THE OPIUM WARS
1839 – 1860
Great Britain began to trade with China in the eighteenth century. As one of the world’s largest tea consumers, the demand for Chinese tea and other products had far outweighed China’s demand for Britain’s thick, woolen fabrics. Soon, Britain found themselves at a disadvantage—they increasingly had to pay for Chinese luxuries with silver. Britain began to offer Indian goods, particularly Bengal opium, to China. They resorted to many schemes to reverse the balance of trade, including distributing samples to unsuspecting victims, bribing officials, smuggling opium.

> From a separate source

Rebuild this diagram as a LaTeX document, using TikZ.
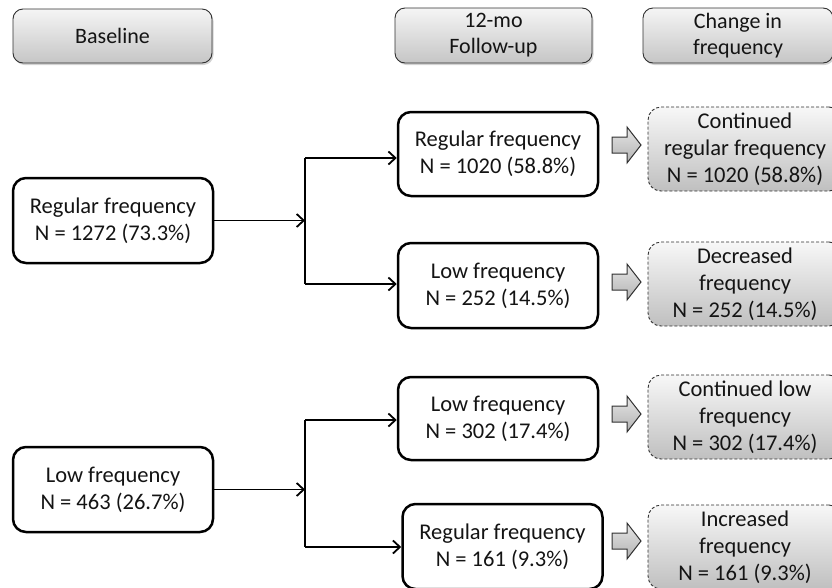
\documentclass[tikz,border=0pt]{standalone}
\usepackage{fontspec}
\setmainfont{Carlito}
\usetikzlibrary{arrows.meta,shadows}
\definecolor{txt}{HTML}{141414}
\definecolor{edge}{HTML}{303030}
\tikzset{
  hdr/.style={draw=edge, line width=0.9pt, rounded corners=10pt, top color=gray!8, bottom color=gray!45,
    drop shadow={opacity=0.35, shadow xshift=1.5pt, shadow yshift=-2pt},
    align=center, text=txt, font=\fontsize{22}{26}\selectfont, inner sep=0pt},
  solidbox/.style={draw=black, line width=2.5pt, rounded corners=13pt, fill=white,
    align=center, text=txt, font=\fontsize{22.5}{27}\selectfont, minimum width=200pt, minimum height=85pt, inner sep=0pt},
  dashbox/.style={draw=edge, line width=0.9pt, dashed, dash pattern=on 3pt off 2pt, rounded corners=13pt,
    top color=gray!6, bottom color=gray!50, align=center, text=txt,
    font=\fontsize{22.5}{27}\selectfont, minimum width=194pt, minimum height=84pt, inner sep=0pt},
  conn/.style={line width=1.8pt, -{Straight Barb[length=7pt,width=13pt,line width=1.8pt]}},
  plainline/.style={line width=1.8pt},
  blockarrow/.style={draw=edge, line width=1pt, top color=gray!20, bottom color=gray!60, line join=miter}
}
\begin{document}
\begin{tikzpicture}[x=1pt,y=-1pt]
\useasboundingbox (0,0) rectangle (832,587);

% headers
\node[hdr, minimum width=199pt, minimum height=54pt] (hb) at (112.5,36) {Baseline};
\node[hdr, minimum width=197pt, minimum height=55pt] (hf) at (493.5,35.5) {12-mo\\Follow-up};
\node[hdr, minimum width=190pt, minimum height=55pt] (hc) at (738,35.5) {Change in\\frequency};

% baseline boxes
\node[solidbox] (b1) at (113,220.5) {Regular frequency\\N = 1272 (73.3\%)};
\node[solidbox] (b2) at (113,489.5) {Low frequency\\N = 463 (26.7\%)};

% follow-up boxes
\node[solidbox, minimum height=84pt] (f1) at (498,154) {Regular frequency\\N = 1020 (58.8\%)};
\node[solidbox] (f2) at (498,285.5) {Low frequency\\N = 252 (14.5\%)};
\node[solidbox, minimum height=83pt] (f3) at (498,418.5) {Low frequency\\N = 302 (17.4\%)};
\node[solidbox] (f4) at (502.5,546.5) {Regular frequency\\N = 161 (9.3\%)};

% change boxes
\node[dashbox] (c1) at (745,149) {Continued\\regular frequency\\N = 1020 (58.8\%)};
\node[dashbox] (c2) at (745,284) {Decreased\\frequency\\N = 252 (14.5\%)};
\node[dashbox] (c3) at (745,417) {Continued low\\frequency\\N = 302 (17.4\%)};
\node[dashbox] (c4) at (745,547) {Increased\\frequency\\N = 161 (9.3\%)};

% junctions
\coordinate (j1) at (305,220.5);
\coordinate (j1t) at (305,158);
\coordinate (j1b) at (305,284);
\coordinate (j2) at (305,489.5);
\coordinate (j2t) at (305,420);
\coordinate (j2b) at (305,547);

\draw[conn] (b1.east) -- (j1);
\draw[plainline] (j1t) -- (j1b);
\draw[conn] (j1t) -- (j1t -| f1.west);
\draw[conn] (j1b) -- (j1b -| f2.west);

\draw[conn] (b2.east) -- (j2);
\draw[plainline] (j2t) -- (j2b);
\draw[conn] (j2t) -- (j2t -| f3.west);
\draw[conn] (j2b) -- (j2b -| f4.west);

% block arrows
\foreach \yy in {145,282,414,541}{
  \draw[blockarrow] (612,\yy-8) -- (627,\yy-8) -- (627,\yy-18) -- (641,\yy) -- (627,\yy+18) -- (627,\yy+8) -- (612,\yy+8) -- cycle;
}
\end{tikzpicture}
\end{document}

The consequences were vast and detrimental: not only did enormous amounts of silver begin to flow out of China, many people had succumbed to drug abuse and addiction. Beyond China’s coast, the opium trade had impacted millions of India’s peasant households that harvested poppy, the cash crop from which opium is extracted. Many of the peasants were unable to escape contractual obligations of growing opium, and the income failed to cover farm maintenance, such as rent and manure.
When China attempted to suppress the opium trade, the first Opium War broke out between China and Great Britain from 1839 to 1842. It ended with Chinese official signing the Treaty of Nanjing at gunpoint. However, the treaty did not satisfy British—and French—aspirations of commercial privileges in China, resulting in a second war between 1856 and 1860 that China also lost. The shadow of the opium trade and wars eventually led China to adopt a strict culture of abstinence and legislation, in which any illegal drug use was severely punished.